▶ Task directions: Listed below are entries; give the number of lines among them that include "recreates", and only that number.

▶ Data for this task:
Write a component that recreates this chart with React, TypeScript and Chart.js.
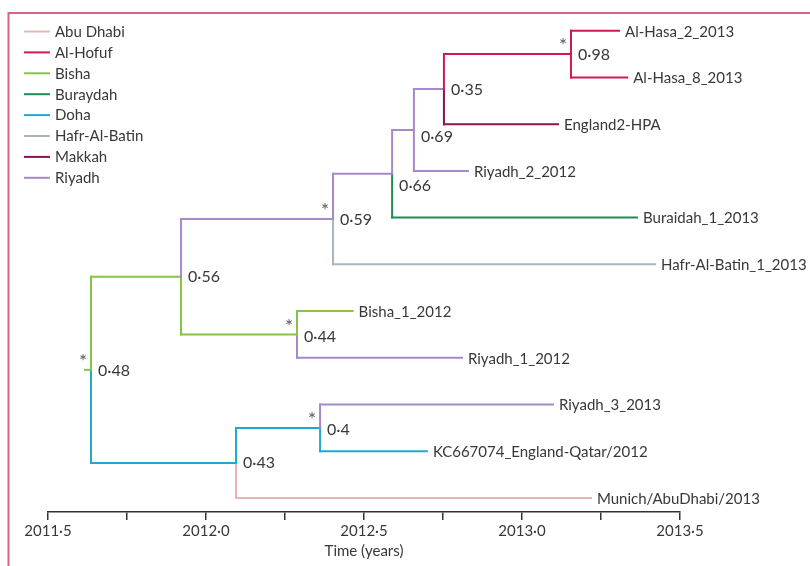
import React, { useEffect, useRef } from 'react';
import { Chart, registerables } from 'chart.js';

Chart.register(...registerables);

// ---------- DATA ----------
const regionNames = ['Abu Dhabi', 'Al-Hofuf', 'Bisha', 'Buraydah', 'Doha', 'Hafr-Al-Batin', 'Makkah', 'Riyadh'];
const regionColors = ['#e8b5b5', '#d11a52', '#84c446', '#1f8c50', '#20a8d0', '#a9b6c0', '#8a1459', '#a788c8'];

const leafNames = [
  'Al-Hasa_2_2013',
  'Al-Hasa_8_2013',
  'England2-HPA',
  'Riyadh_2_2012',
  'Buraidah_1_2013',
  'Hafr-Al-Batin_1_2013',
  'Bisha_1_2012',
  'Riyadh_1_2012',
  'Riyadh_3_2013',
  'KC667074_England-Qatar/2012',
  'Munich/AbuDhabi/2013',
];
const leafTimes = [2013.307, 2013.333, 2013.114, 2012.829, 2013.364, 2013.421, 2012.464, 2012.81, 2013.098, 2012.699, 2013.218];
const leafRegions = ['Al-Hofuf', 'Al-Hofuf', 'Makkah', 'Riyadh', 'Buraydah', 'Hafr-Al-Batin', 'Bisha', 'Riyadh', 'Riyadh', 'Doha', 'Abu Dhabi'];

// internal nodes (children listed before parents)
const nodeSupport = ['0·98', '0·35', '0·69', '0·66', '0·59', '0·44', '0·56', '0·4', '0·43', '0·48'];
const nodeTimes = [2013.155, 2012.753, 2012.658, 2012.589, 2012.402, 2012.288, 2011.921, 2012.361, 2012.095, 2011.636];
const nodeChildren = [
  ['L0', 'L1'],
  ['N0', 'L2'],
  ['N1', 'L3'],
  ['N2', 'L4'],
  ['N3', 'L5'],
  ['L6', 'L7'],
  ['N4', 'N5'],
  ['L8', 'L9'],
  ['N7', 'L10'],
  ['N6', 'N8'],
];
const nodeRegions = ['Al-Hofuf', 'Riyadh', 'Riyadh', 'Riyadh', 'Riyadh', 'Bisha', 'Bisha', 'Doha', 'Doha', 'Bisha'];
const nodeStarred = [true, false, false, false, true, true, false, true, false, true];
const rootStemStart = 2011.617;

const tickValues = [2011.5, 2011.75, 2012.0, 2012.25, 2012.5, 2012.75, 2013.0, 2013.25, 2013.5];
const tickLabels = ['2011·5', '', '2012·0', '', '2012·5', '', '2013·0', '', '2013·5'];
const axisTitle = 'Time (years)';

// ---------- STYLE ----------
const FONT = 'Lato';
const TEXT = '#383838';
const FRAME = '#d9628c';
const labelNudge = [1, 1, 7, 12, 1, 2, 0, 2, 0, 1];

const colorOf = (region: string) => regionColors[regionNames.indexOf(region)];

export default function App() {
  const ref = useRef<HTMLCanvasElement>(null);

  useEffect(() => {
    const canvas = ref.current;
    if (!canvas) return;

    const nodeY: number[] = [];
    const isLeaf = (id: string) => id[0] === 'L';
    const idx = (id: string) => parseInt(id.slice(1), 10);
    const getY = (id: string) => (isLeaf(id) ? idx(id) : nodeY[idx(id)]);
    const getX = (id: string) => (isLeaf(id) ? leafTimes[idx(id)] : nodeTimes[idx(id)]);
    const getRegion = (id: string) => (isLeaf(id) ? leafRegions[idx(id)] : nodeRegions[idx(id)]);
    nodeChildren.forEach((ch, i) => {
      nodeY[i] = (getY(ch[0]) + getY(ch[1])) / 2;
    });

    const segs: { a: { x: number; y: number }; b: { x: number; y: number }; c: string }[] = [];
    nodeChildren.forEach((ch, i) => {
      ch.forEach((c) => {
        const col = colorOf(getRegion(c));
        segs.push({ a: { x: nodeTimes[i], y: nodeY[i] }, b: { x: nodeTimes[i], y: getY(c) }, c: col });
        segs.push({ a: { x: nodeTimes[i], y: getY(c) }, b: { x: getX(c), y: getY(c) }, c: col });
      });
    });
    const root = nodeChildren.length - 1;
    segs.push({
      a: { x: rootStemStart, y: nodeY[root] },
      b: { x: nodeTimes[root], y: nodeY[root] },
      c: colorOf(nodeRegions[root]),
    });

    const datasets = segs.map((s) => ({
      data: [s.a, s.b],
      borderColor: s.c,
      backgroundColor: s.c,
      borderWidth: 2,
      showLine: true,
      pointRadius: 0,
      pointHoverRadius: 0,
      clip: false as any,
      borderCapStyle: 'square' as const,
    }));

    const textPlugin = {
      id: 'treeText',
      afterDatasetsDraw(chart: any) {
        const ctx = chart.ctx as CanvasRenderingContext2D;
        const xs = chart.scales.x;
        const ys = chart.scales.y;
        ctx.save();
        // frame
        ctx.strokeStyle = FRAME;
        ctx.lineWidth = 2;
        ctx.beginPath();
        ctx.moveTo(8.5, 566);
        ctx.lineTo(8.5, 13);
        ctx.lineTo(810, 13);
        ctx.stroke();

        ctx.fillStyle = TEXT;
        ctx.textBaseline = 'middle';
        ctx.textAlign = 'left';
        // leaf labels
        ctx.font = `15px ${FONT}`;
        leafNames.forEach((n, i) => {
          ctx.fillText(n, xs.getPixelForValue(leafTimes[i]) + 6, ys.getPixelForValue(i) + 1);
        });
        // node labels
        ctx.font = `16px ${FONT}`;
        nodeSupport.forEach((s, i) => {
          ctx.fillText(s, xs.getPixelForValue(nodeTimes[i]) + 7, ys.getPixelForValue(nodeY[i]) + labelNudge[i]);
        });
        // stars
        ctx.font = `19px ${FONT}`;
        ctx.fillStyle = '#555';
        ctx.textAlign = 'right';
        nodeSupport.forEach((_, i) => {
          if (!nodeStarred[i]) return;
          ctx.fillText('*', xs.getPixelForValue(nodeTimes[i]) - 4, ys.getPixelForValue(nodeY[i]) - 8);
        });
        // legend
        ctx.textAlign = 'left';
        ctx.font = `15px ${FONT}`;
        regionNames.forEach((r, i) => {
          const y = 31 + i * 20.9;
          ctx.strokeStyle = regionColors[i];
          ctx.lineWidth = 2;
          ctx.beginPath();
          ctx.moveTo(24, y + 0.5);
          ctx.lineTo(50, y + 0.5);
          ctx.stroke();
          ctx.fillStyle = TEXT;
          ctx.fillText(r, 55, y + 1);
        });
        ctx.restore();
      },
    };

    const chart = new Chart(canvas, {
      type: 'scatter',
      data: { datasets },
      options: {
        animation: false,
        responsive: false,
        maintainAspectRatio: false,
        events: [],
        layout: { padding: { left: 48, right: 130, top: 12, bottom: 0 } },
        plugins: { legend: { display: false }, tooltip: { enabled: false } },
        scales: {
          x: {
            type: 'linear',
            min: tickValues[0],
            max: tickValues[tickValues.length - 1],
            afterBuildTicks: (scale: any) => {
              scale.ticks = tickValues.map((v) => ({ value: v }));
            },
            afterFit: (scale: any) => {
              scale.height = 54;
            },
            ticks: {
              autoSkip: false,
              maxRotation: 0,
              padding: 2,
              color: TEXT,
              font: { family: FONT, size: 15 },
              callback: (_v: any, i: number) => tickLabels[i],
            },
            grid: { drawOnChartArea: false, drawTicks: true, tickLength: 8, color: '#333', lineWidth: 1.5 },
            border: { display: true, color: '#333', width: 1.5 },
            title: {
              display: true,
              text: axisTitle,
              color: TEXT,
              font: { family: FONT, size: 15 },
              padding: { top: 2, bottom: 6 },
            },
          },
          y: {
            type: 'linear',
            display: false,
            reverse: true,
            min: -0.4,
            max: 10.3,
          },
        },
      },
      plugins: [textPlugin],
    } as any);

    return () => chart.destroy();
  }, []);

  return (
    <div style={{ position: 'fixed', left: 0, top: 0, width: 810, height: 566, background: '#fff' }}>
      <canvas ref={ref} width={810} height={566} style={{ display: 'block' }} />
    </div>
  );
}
==
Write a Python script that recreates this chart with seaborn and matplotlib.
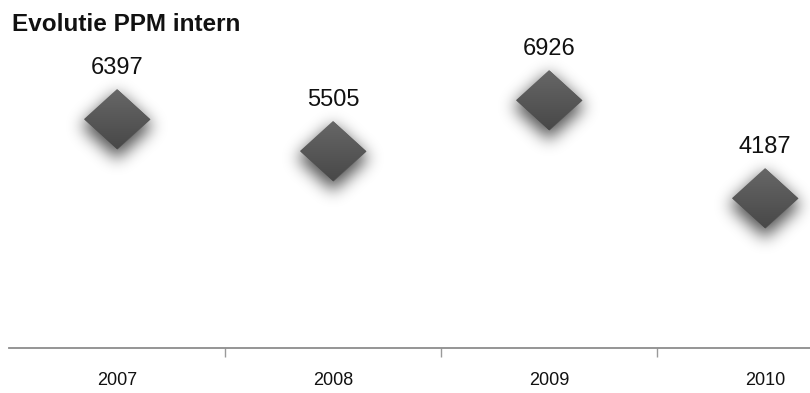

▶ Result of the task: 2